WHAT IS NEEDED: Gather up the lines that contain "chart".

MATERIAL PROVIDED:
>>>
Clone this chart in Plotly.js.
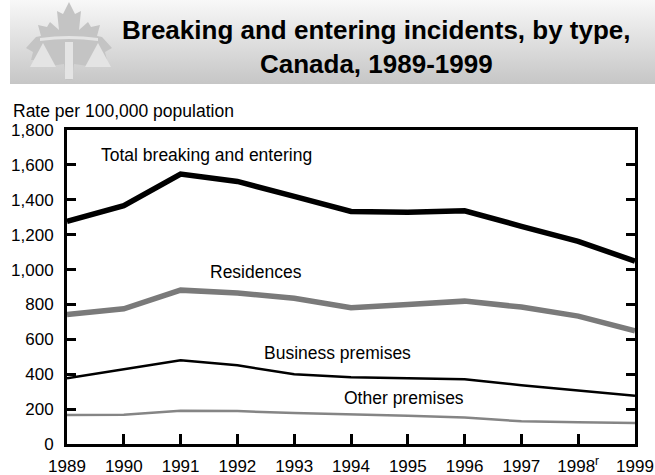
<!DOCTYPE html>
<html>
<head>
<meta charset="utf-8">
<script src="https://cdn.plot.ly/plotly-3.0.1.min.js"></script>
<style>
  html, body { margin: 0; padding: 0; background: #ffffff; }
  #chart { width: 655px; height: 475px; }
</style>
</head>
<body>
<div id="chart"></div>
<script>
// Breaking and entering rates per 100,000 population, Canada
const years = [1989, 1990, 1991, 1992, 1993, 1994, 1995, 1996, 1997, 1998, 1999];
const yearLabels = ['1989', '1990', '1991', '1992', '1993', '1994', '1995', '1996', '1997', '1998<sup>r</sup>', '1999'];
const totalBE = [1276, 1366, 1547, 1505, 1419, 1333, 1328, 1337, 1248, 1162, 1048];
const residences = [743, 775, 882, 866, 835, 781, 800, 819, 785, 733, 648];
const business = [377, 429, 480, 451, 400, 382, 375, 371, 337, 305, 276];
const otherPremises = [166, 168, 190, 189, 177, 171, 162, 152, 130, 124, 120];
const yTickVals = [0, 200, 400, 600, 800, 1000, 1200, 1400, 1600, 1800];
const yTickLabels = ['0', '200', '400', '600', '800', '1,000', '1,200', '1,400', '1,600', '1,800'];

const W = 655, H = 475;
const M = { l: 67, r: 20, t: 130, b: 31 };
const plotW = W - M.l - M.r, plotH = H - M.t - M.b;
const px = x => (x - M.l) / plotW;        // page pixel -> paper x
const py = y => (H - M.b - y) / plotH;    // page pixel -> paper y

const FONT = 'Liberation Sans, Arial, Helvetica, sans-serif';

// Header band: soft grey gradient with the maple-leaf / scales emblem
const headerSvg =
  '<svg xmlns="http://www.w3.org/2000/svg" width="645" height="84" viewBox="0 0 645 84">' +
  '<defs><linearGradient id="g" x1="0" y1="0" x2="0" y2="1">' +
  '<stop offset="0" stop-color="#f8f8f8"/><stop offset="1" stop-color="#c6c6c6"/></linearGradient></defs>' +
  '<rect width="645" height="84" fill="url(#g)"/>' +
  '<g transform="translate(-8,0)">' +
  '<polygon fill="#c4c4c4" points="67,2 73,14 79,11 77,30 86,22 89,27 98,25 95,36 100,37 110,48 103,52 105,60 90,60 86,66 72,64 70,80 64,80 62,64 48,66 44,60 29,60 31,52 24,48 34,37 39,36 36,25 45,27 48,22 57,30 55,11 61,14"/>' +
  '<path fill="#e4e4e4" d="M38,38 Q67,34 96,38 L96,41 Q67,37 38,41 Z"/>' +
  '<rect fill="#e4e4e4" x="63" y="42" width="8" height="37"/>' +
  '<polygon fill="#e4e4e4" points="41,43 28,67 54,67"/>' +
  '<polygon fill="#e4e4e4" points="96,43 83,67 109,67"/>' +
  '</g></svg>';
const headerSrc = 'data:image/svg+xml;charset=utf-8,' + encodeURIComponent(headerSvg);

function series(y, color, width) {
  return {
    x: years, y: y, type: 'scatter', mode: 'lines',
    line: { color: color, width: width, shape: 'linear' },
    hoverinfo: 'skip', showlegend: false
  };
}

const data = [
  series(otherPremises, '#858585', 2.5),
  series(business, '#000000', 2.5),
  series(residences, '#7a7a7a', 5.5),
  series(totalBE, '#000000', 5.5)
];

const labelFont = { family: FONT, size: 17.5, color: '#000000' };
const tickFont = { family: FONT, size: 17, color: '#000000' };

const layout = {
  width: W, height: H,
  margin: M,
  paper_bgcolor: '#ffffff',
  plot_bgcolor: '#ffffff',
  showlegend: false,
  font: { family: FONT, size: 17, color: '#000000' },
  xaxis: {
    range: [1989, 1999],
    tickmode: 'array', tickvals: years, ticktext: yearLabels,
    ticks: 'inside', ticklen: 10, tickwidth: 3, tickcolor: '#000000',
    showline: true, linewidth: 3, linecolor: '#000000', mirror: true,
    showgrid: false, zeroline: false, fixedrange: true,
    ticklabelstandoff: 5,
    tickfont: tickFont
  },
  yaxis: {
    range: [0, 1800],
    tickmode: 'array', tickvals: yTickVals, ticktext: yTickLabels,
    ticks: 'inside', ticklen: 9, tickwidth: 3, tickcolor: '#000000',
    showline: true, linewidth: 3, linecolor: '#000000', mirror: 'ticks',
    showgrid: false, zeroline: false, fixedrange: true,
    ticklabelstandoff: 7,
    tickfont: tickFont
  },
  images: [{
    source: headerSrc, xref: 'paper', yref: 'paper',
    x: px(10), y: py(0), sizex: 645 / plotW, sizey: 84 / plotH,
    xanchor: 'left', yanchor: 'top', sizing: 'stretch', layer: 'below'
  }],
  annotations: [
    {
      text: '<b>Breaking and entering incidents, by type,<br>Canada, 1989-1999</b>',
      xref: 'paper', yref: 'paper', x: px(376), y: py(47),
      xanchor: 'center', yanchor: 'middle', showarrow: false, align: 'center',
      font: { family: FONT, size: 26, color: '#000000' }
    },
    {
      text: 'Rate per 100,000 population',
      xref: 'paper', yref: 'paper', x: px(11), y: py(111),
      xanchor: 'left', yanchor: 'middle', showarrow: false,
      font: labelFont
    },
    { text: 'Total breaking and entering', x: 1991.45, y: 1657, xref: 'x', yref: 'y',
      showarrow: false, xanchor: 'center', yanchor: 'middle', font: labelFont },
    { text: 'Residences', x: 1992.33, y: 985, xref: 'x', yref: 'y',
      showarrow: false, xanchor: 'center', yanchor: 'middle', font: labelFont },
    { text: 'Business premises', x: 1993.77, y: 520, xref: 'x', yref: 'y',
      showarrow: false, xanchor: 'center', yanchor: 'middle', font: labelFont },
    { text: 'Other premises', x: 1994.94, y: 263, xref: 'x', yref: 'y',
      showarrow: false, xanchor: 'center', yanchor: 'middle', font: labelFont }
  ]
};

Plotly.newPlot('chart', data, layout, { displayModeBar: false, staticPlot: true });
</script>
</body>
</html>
<<<
ANSWER:
Clone this chart in Plotly.js.
  #chart { width: 655px; height: 475px; }
<div id="chart"></div>
Plotly.newPlot('chart', data, layout, { displayModeBar: false, staticPlot: true });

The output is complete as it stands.